I have a script here that takes a bunch of diff .txt files and plugs&chugs what's in one file into a master "template.txt" list. It basically replaces what's in the [BRACKETS] in the master template list with the other data files. Here's my code:
import re, sys
class Template:
def __init__(self, text):
self.text = text
self.count = 0
self.tags = []
self.sentences = set()
def __str__(self):
return "%s:%s:%s" % (self.count, ";".join(self.tags), self.text)
FOLDER = "/projects/Python/"
with open (FOLDER+"templates.txt") as myfile:
templates = [Template(e.strip()) for e in myfile]
tagdict = {}
for (i, template) in enumerate(templates):
tags = re.findall (r'\[[^\]]+\]', template.text)

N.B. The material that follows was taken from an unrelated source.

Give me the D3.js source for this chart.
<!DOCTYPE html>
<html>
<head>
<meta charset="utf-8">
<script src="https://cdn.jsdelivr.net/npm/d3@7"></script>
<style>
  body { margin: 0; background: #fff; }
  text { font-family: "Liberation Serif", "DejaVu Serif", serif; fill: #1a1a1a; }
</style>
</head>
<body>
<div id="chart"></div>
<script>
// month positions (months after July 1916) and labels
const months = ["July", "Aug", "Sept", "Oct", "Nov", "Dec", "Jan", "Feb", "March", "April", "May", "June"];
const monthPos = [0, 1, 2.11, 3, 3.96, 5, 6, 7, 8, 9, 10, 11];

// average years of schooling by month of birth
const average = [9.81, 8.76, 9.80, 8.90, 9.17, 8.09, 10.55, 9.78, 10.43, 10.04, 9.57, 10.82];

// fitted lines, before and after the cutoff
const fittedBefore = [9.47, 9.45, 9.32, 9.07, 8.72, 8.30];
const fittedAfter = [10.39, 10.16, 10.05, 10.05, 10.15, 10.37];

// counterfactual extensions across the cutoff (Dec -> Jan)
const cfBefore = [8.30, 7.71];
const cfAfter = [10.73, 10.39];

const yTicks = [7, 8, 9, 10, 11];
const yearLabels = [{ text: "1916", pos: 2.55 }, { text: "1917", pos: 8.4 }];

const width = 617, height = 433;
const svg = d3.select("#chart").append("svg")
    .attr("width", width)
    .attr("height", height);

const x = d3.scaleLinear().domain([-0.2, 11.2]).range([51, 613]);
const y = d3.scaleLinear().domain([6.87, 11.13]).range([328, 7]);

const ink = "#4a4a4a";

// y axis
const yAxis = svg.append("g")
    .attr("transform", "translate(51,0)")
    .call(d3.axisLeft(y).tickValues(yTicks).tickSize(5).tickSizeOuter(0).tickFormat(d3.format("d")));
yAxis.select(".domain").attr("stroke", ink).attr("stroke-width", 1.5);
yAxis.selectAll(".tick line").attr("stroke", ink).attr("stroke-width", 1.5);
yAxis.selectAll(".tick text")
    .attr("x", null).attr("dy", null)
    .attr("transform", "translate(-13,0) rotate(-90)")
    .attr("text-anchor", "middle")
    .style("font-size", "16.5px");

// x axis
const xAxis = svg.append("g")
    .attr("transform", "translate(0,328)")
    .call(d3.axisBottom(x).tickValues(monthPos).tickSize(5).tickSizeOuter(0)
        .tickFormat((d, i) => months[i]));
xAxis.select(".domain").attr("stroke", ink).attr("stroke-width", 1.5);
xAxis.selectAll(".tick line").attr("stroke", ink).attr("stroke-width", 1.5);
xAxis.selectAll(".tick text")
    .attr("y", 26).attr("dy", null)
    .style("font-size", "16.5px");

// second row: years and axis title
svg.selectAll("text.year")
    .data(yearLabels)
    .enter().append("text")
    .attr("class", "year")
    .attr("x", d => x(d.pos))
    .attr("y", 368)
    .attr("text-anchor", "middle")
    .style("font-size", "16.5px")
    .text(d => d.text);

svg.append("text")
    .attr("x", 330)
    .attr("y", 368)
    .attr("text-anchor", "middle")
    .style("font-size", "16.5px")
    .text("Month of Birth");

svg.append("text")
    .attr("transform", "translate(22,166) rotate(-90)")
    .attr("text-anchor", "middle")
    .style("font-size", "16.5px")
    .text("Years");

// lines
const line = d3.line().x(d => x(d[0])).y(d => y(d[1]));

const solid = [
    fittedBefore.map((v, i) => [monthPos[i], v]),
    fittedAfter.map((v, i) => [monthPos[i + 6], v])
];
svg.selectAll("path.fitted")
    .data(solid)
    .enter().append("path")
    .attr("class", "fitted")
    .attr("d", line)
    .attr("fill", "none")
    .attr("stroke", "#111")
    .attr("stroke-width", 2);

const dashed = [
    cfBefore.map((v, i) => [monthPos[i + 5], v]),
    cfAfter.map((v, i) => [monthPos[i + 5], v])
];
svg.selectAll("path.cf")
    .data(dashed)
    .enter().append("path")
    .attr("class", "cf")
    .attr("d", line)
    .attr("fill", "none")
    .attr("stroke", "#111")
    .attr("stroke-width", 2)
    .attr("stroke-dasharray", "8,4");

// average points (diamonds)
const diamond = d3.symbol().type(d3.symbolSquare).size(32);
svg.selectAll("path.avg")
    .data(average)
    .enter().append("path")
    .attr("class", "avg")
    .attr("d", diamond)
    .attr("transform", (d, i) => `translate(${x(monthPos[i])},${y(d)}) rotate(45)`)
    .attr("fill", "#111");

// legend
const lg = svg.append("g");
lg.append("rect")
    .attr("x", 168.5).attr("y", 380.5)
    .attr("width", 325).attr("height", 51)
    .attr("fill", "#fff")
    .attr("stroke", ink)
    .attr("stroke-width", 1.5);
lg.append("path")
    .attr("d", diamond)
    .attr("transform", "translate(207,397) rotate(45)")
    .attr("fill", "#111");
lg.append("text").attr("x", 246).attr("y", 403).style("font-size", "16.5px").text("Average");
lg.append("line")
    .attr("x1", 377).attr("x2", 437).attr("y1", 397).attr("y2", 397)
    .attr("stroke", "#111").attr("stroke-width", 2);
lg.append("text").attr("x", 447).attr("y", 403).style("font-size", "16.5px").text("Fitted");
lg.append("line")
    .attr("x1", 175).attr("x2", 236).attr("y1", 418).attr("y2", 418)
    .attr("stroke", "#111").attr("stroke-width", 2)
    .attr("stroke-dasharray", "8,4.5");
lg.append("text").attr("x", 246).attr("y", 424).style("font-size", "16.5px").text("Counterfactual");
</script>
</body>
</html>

template.count = len(tags)
template.tags = tags
for tag in tags:
tag = tag[1:-1]
with open (FOLDER+tag+".txt") as tagfile:
tagdict[tag] = [e.strip() for e in tagfile]

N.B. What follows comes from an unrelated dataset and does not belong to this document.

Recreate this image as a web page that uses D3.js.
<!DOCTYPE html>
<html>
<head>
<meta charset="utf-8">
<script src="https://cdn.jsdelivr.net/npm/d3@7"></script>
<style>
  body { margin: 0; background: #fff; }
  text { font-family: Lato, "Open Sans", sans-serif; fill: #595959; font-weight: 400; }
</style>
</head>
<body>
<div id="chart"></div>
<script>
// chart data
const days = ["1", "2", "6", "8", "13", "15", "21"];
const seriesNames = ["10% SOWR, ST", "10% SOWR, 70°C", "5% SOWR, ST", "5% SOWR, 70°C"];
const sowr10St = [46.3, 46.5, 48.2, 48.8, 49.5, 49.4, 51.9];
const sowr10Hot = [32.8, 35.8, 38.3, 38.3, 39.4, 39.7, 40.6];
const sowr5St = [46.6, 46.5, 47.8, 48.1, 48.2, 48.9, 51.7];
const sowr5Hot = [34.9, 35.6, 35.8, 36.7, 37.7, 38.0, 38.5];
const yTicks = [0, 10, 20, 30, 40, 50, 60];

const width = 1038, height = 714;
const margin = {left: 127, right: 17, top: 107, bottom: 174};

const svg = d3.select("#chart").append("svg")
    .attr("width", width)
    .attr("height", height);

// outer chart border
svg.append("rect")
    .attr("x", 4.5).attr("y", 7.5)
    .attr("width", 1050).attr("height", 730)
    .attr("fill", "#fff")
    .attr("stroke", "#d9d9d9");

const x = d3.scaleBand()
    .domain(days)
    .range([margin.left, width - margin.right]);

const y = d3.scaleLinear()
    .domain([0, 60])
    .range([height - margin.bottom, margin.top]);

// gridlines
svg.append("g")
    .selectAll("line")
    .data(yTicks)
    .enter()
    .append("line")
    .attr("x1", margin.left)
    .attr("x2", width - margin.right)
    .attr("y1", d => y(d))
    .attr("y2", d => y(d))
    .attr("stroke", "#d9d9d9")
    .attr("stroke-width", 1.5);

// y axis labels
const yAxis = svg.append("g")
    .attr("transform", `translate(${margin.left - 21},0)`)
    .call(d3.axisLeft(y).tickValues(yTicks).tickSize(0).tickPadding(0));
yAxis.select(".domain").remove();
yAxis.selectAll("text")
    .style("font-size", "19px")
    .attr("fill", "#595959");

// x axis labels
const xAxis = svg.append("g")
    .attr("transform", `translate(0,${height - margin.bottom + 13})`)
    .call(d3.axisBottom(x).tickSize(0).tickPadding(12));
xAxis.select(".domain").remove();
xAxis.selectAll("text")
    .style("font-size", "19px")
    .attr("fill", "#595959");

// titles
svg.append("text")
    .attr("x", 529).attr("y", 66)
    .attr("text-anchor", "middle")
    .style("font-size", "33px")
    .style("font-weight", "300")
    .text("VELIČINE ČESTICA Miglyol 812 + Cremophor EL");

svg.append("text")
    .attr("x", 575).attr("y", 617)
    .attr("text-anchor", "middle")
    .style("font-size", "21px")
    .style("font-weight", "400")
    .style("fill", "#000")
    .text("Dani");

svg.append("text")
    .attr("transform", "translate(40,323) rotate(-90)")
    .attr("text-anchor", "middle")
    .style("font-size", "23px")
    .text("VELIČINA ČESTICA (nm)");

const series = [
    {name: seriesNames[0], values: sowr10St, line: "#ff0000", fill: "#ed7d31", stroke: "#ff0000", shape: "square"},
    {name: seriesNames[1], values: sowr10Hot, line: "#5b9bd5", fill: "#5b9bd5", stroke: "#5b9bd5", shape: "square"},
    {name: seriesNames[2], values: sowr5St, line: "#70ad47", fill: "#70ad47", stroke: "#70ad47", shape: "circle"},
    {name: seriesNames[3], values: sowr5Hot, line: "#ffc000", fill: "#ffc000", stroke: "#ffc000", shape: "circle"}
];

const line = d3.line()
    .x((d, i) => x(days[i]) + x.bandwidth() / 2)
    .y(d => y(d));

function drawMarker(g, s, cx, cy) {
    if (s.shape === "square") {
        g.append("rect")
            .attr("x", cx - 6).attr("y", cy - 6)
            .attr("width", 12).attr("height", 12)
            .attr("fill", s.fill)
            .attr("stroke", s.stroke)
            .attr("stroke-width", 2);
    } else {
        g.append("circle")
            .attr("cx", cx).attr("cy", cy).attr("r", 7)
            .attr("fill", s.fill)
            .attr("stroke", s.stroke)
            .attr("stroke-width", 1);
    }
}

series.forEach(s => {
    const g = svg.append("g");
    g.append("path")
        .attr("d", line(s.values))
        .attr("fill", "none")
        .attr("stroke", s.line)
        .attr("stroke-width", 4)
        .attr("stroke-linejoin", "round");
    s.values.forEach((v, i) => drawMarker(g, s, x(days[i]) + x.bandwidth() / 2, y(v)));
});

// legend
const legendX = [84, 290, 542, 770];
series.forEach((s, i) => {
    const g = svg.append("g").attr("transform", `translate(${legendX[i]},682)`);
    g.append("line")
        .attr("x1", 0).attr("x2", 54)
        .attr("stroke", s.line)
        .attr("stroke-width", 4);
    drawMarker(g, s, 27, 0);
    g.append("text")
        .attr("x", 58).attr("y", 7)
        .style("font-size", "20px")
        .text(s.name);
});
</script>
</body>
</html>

for template in templates:
lengths = []
for tag in template.tags:
l = len(tagdict[tag[1:-1]])
if l > 0: lengths.append(l)
mintag = min(lengths)
for i in range(mintag):
sentence = template.text
for tag in template.tags:
sentence = sentence.replace(tag, tagdict[tag[1:-1]].pop(0))
template.sentences.add(sentence)
for sentence in sorted(template.sentences):
print sentence
templates.txt:
[HOTEL] and [RESTAURANT].
[NAME] lives on [STREET].
HOTEL.txt
Best Western
Holiday Inn
RESTAURANT.txt
Denny's
Applebee's
IHOP
Black Angus
Right now, it would only give me two outputs:
Best Western and Denny's.
Holiday Inn and Applebee's.
because it searches through the minimum list and stops there.. how can I make it so that it uses the maximum of the lists (in this case, RESTAURANT), and then for HOTEL just have it loop through? I tried using maxtag = max(lengths) instead of min(lengths)... but it doesn't seem to be working. Anyone help?